Intitulé Le jambon, le bouddha et le tourteau, le troisième et dernier tome de la bande dessinée The Shaolin Cowboy conclut en beauté la trilogie complètement iconoclaste et ultraviolente de l’artiste Geof Darrow.
Suite à une sanglante bataille contre des centaines, voire des milliers, de zombies, le Shaolin Cowboy est salement amoché, et à peine en meilleur état que les animaux écrasés sur le bord de la route où il gît. Se relevant de peine et de misère, il parvient à stopper le sang giclant de ses nombreuses blessures en bloquant les méridiens de son corps et se remet péniblement en marche, mais il est rapidement repéré par les drones du Crabe Royal, son ennemi juré cherchant à venger les membres de sa famille dévorés dans un buffet à volonté. Installé sur la tête de Shelley, une suprématiste blanche tatouée de croix gammées qu’il contrôle par la pensée, le crustacé se lance à nouveau aux trousses du héros qui, bien qu’il ne soit pas en mesure de se battre dans cette piteuse condition, devra à nouveau lutter chèrement pour sa vie, en affrontant une foule d’ennemis, dont les « toutous flingueurs », deux chiens dont les pattes du devant ont été remplacées par des couteaux, ou « Hog Kong », un gigantesque cochon passé maître dans l’art du ninjutsu.
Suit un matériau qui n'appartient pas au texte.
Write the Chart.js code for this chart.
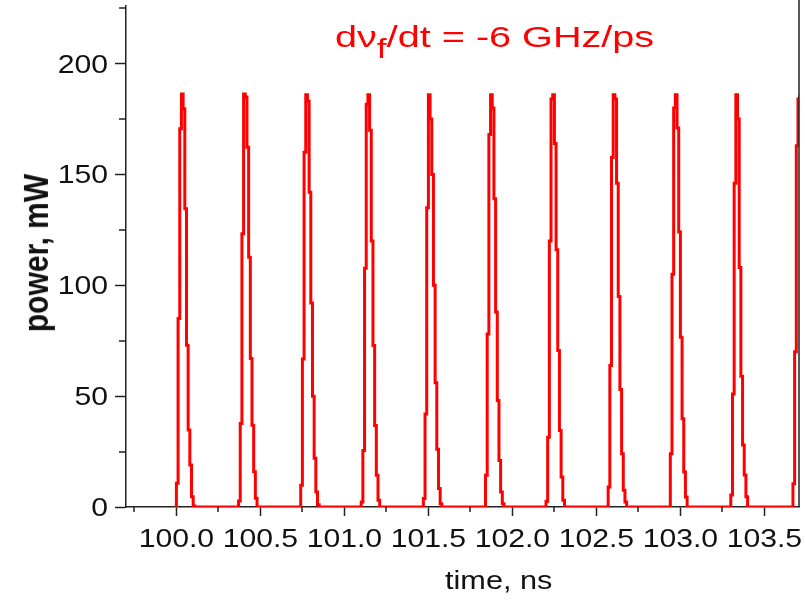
<!DOCTYPE html>
<html>
<head>
<meta charset="utf-8">
<script src="https://cdn.jsdelivr.net/npm/chart.js@4.4.0/dist/chart.umd.min.js"></script>
<style>
  body { margin: 0; background: #fff; }
  #wrap { position: relative; width: 805px; height: 606px; }
  canvas { position: absolute; left: 0; top: 0; }
  .lbl { position: absolute; font-family: 'Liberation Sans', Arial, sans-serif; white-space: nowrap; line-height: 1; }
</style>
</head>
<body>
<div id="wrap">
  <canvas id="c" width="805" height="606"></canvas>
  <div class="lbl" style="left:335px; top:22px; font-size:30px; color:#ff0000; transform-origin:0 0; transform:scaleX(1.32);">dν<span style="font-size:27px; position:relative; top:11px;">f</span>/dt = -6 GHz/ps</div>
  <div class="lbl" style="left:445px; top:567px; font-size:26px; color:#111; transform-origin:0 0; transform:scaleX(1.18);">time, ns</div>
  <div class="lbl" style="left:36px; top:253px; font-size:30px; font-weight:bold; color:#111; transform:translate(-50%,-50%) scaleX(1.18) rotate(-90deg);">power, mW</div>
</div>
<script>
// pulse train, sampled every 0.01 ns; each pulse listed from its first non-zero sample
var dt = 0.01;
var pulseStart = [100.00, 100.37, 100.74, 101.10, 101.47, 101.84, 102.20, 102.57, 102.94, 103.30, 103.67];
var pulse1  = [10.7, 85, 170.6, 186.3, 179.6, 134.5, 73, 34.7, 18.9, 4.6, 0.5, 0];
var pulse2  = [2.7, 37.7, 123.3, 186.3, 185, 162.3, 112.7, 67, 36.9, 15.9, 3.9, 0];
var pulse3  = [9.8, 66.8, 160, 186, 183, 142, 92, 50, 22, 6.8, 1, 0];
var pulse4  = [2.3, 25.5, 107.7, 181.7, 186, 170, 120, 72.8, 36.8, 14.3, 3, 0];
var pulse5  = [3.8, 42, 135, 186, 175, 150, 100, 56, 26, 8.3, 1.5, 0];
var pulse6  = [14.3, 78, 168, 186, 180, 139, 88, 48, 21, 6.8, 1.5, 0];
var pulse7  = [2.6, 31.5, 120, 184, 186, 164, 116, 70.6, 34.5, 13.5, 3, 0];
var pulse8  = [9, 63.8, 157.7, 186, 184, 146, 95, 53, 24, 7.5, 2.2, 0];
var pulse9  = [24, 105, 180, 186, 171, 124, 76.6, 39.8, 15.8, 4.5, 0];
var pulse10 = [5.4, 51, 146, 186, 175, 108, 59, 28, 14.4, 4.6, 0];
var pulse11 = [10.5, 70, 163, 184, 186];
var pulses = [pulse1, pulse2, pulse3, pulse4, pulse5, pulse6, pulse7, pulse8, pulse9, pulse10, pulse11];
var baseline = 0;

var points = [{ x: pulseStart[0], y: baseline }];
pulses.forEach(function (p, k) {
  p.forEach(function (v, i) {
    points.push({ x: +(pulseStart[k] + i * dt).toFixed(3), y: v });
  });
});

function isMajor(v, step) {
  var r = v / step;
  return Math.abs(r - Math.round(r)) < 1e-6;
}

var axisColor = '#222';
var labelFont = "26px 'Liberation Sans', Arial, sans-serif";
var stretch = 1.16;

// tick labels (slightly widened like the original), short minor ticks, right frame line
var extras = {
  id: 'extras',
  afterDraw: function (chart) {
    var ctx = chart.ctx, a = chart.chartArea;
    var xs = chart.scales.x, ys = chart.scales.y;
    ctx.save();
    ctx.strokeStyle = axisColor;
    ctx.lineWidth = 1.5;
    ctx.beginPath();
    xs.ticks.forEach(function (t) {
      if (isMajor(t.value, 0.5)) return;
      var px = Math.round(xs.getPixelForValue(t.value));
      ctx.moveTo(px, a.bottom);
      ctx.lineTo(px, a.bottom + 5);
    });
    ys.ticks.forEach(function (t) {
      if (isMajor(t.value, 50)) return;
      var py = Math.round(ys.getPixelForValue(t.value));
      ctx.moveTo(a.left, py);
      ctx.lineTo(a.left - 7, py);
    });
    ctx.moveTo(a.right, 0);
    ctx.lineTo(a.right, a.bottom);
    ctx.stroke();

    ctx.fillStyle = '#111';
    ctx.font = labelFont;
    ctx.textBaseline = 'alphabetic';
    xs.ticks.forEach(function (t) {
      if (!isMajor(t.value, 0.5)) return;
      ctx.save();
      ctx.translate(xs.getPixelForValue(t.value), a.bottom + 40);
      ctx.scale(stretch, 1);
      ctx.textAlign = 'center';
      ctx.fillText(Number(t.value).toFixed(1), 0, 0);
      ctx.restore();
    });
    ys.ticks.forEach(function (t) {
      if (!isMajor(t.value, 50)) return;
      ctx.save();
      ctx.translate(a.left - 18, ys.getPixelForValue(t.value) + 9);
      ctx.scale(stretch, 1);
      ctx.textAlign = 'right';
      ctx.fillText(String(t.value), 0, 0);
      ctx.restore();
    });
    ctx.restore();
  }
};

function noPad(s) {
  s.paddingTop = 0; s.paddingBottom = 0; s.paddingLeft = 0; s.paddingRight = 0;
}

new Chart(document.getElementById('c').getContext('2d'), {
  type: 'line',
  data: {
    datasets: [{
      data: points,
      borderColor: '#ff0000',
      borderWidth: 3,
      pointRadius: 0,
      stepped: 'before',
      fill: false
    }]
  },
  options: {
    responsive: false,
    animation: false,
    layout: { padding: { top: 6, right: 6, left: 0, bottom: 0 } },
    plugins: { legend: { display: false }, tooltip: { enabled: false } },
    scales: {
      x: {
        type: 'linear',
        min: 99.7,
        max: 103.706,
        afterFit: function (s) { s.height = 99; noPad(s); },
        border: { display: true, color: axisColor, width: 1.5 },
        grid: {
          drawOnChartArea: false,
          tickLength: 9,
          tickWidth: 1.5,
          color: 'rgba(0,0,0,0)',
          tickColor: function (c) { return c.tick && isMajor(c.tick.value, 0.5) ? axisColor : 'rgba(0,0,0,0)'; }
        },
        ticks: { display: false, stepSize: 0.25, includeBounds: false, autoSkip: false, maxRotation: 0 }
      },
      y: {
        min: 0,
        max: 226,
        afterFit: function (s) { s.width = 126; noPad(s); },
        border: { display: true, color: axisColor, width: 1.5 },
        grid: {
          drawOnChartArea: false,
          tickLength: 11,
          tickWidth: 1.5,
          color: 'rgba(0,0,0,0)',
          tickColor: function (c) { return c.tick && isMajor(c.tick.value, 50) ? axisColor : 'rgba(0,0,0,0)'; }
        },
        ticks: { display: false, stepSize: 25, includeBounds: false, autoSkip: false }
      }
    }
  },
  plugins: [extras]
});
</script>
</body>
</html>
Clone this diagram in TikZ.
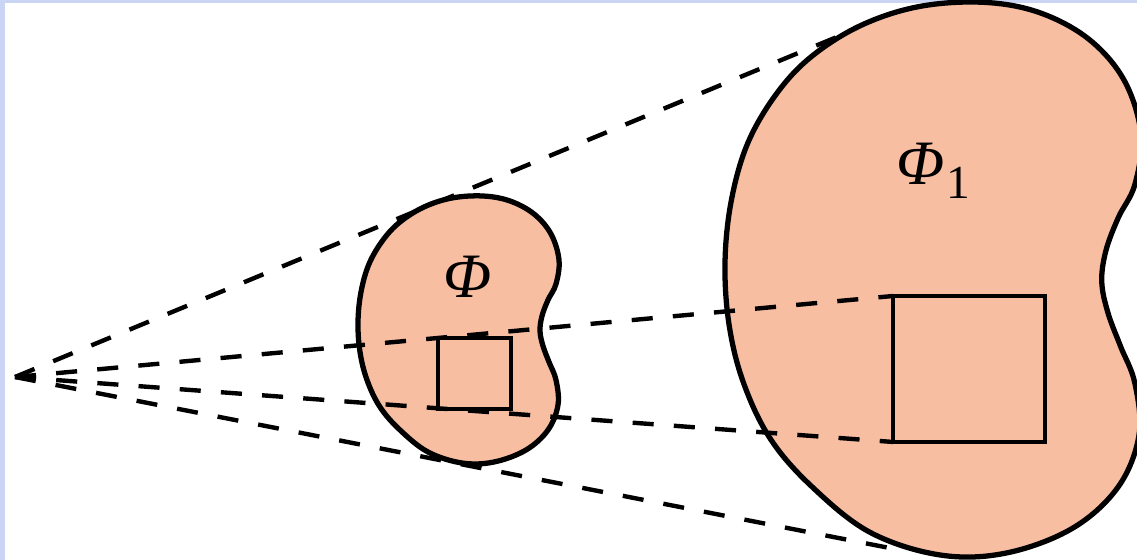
\documentclass[tikz,border=0pt]{standalone}
\usepackage{fontspec}
\setmainfont{Liberation Serif}

\definecolor{kidneyfill}{RGB}{248,190,162}
\definecolor{slideblue}{RGB}{202,213,244}

% 肾形区域（小的那一个，像素坐标）
\newcommand{\kidneyshape}{plot[smooth cycle, tension=0.6] coordinates {
    (424,207) (400,222) (383,240) (369,264) (361,292) (358,322)
    (360,352) (367,380) (380,407) (400,430) (428,452) (462,463)
    (494,462) (526,450) (548,430) (558,405) (556,380) (549,362)
    (543,346) (540,331) (542,316) (548,300) (556,284) (559,260)
    (551,234) (534,214) (510,201) (483,196) (452,198)}}

\begin{document}
\begin{tikzpicture}[
    x=0.02cm, y=-0.02cm,
    region/.style={draw, line width=3pt, fill=kidneyfill},
    frame/.style={draw, line width=2.8pt, outer sep=0pt, inner sep=0pt},
    ray/.style={line width=2.5pt, dash pattern=on 12pt off 11.5pt},
    lbl/.style={font=\fontsize{36}{43}\selectfont\itshape, inner sep=0pt}
]

    % 背景
    \fill[slideblue] (0,0) rectangle (1137,560);
    \fill[white] (5,3) rectangle (1137,560);
    \useasboundingbox (0,0) rectangle (1137,560);
    \clip (0,0) rectangle (1137,560);

    % 顶点和切点
    \coordinate (apex) at (15,377);
    \coordinate (toptouch) at (866,25);
    \coordinate (bottouch) at (905,551);

    % 外侧的两条虚线
    \draw[ray] (apex) -- (toptouch);
    \draw[ray] (apex) -- (bottouch);

    % 两个肾形区域
    \path[region] \kidneyshape;
    \begin{scope}[shift={(15,377)}, scale=2.07, shift={(-15,-377)}]
        \path[region] \kidneyshape;
    \end{scope}

    % 方块
    \node[frame, minimum width=1.46cm, minimum height=1.42cm,
          anchor=north west] (box) at (438,338) {};
    \node[frame, minimum width=3.04cm, minimum height=2.92cm,
          anchor=north west] (bigbox) at (893,296) {};

    % 内侧的两条虚线
    \draw[ray] (apex) -- (bigbox.north west);
    \draw[ray] (apex) -- (bigbox.south west);

    % 标注
    \node[lbl, anchor=base west] (phi) at (443,298) {Φ};
    \node[lbl, anchor=base west] (phione) at (896,185)
        {Φ\kern0.03em\raisebox{-0.22em}{\upshape\fontsize{27}{30}\selectfont 1}};

\end{tikzpicture}
\end{document}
Sorte de John Wayne bouddhiste passant son temps à repousser les attaques de ceux dont il a provoqué le courroux, le Shaolin Cowboy n’est pas un héros typique, et débordant de violence extrême et d’humour noir, la trilogie de Geof Darrow constitue un bel OVNI dans le paysage de la bande dessinée. Ne présentant qu’une seule et longue bataille contre des morts-vivants, le deuxième volume (lire notre critique ici) était un peu décevant malgré ses prouesses graphiques, mais en délaissant les paysages désertiques en faveur des rues du « Texis », ce troisième et dernier tome offre un miroir à peine déformé de la culture américaine. Les rednecks de droite boivent des bouteilles d’urine de Trump pour se désaltérer, le sexe, la surconsommation et les armes à feu sont omniprésents, et même au volant de leurs voitures ou au beau milieu d’une fusillade, les citoyens ont le nez collé à leurs téléphones intelligents et publient des photos sur les réseaux sociaux, dans une quête désespérée pour obtenir des « likes ».
Geof Darrow livre un délire visuel d’une virtuosité sans pareil dans The Shaolin Cowboy, où les simples scènes de combat se transforment en véritable ballet sanglant. Dans une scène évoquant le film Old Boy par exemple, le héros empoigne deux chiens par la queue avant de s’en servir comme des nunchakus contre des dizaines d’adversaires dressés devant lui. En plus de dépeindre un univers singulier, avec des détritus recouvrant tous les décors, une Beetle munie de pattes de crabe ou des chats fumant tranquillement des cigarettes, chacune de ses cases regorge d’une quantité impressionnante de détails, et il vaut la peine de s’attarder aux enseignes ou aux réclames peuplant ses images, avec des commerces comme God Mart, Gas Bitch ou Gun Barn, des réclames pour Visa Hutt (qui offre du crédit et de la pizza) la boutique Vagina Repair, ou une affiche pour un usurier achetant « de l’or et des organes ». L’album se termine sur une galerie de dessins, où plusieurs bédéistes célèbres ont repris le personnage à leur façon, dont Moebius, Mike Mignola ou Kevin Nowlan.
Rarement a-t-on vu une bande dessinée aussi déjantée que The Shaolin Cowboy, et avec cette trilogie hors-norme, Geof Darrow se démarque comme le plus original des bédéistes de cette génération.
The Shaolin Cowboy, Tome 3: Le jambon, le bouddha et le tourteau de Geof Darrow. Publié aux éditions Futuropolis, 144 pages.